Esta apertura a la comprensión de sentido posee un carácter bifronte, en la medida en que supone tanto la apertura de la razón al mundo del sentido, como la donación del mundo a la razón. Se trata, por tanto, de una apertura a la comprensión que no se entiende sin su correlato con el mundo, donde es el ser mismo el que se dona al entendimiento, posibilitando su intelección.  De ahí que la búsqueda sincera de la verdad sea tanto una cierta propensión o tendencia que nos mueve a alcanzar la verdad, como un encuentro con una verdad que nos hiere y nos confronta: no existiría apertura alguna a la comprensión, si el ser que es comprendido no se donara a sí mismo a la comprensión, por más que ésta sea del todo finita. Nuestra confianza en la razón, así, deriva de esta dualidad constitutiva supuesta en nuestra peculiar forma de estar abiertos a la comprensión. Sólo desde esta dualidad, en consecuencia, podemos decir que la razón es digna de confianza. 

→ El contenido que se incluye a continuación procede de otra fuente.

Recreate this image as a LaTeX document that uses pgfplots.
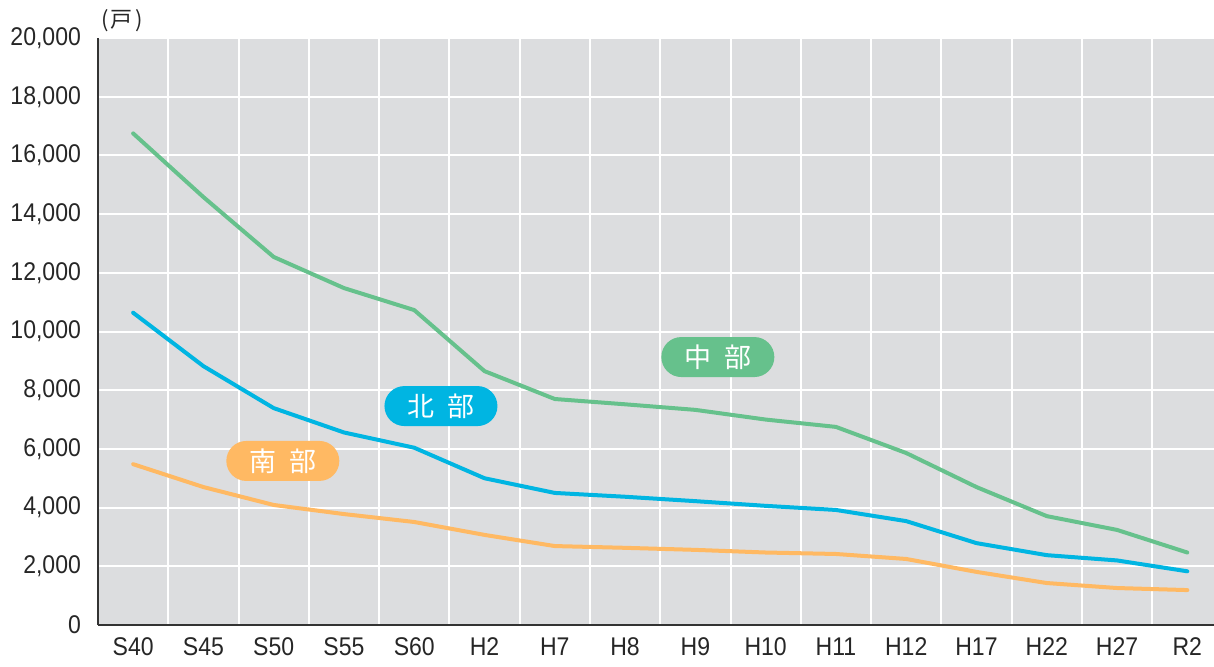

Al tomar esta apertura y confianza en la razón como punto de partida, advertimos que la cuestión antropológica no puede ser formulada sin aludir a la metafísica, de modo que, al cuestionarnos por lo propio de lo humano, nos preguntamos también por su ser y su esencia. Aun cuando sabemos que nuestros hallazgos siempre van a ser limitados, confiamos en nuestra razón y, por ende, en nuestra capacidad para aproximarnos asintóticamente al mundo del sentido. Una antropología en sede trascendental, capaz de hacerle justicia a su dignidad constitutiva, por tanto, no puede ser del todo ajena a la metafísica y mucho menos a nuestra peculiar apertura a la comprensión. Algo que se hace presente en la doctrina escolástica de los trascendentales sobre la cual pretendo fundar mi propuesta antropológica, ya que, como sostiene Leo Elders, “lo que la doctrina de los trascendentales afirma es que el ser es, por naturaleza, capaz de comunicación, de don y de correspondencia con el hombre”.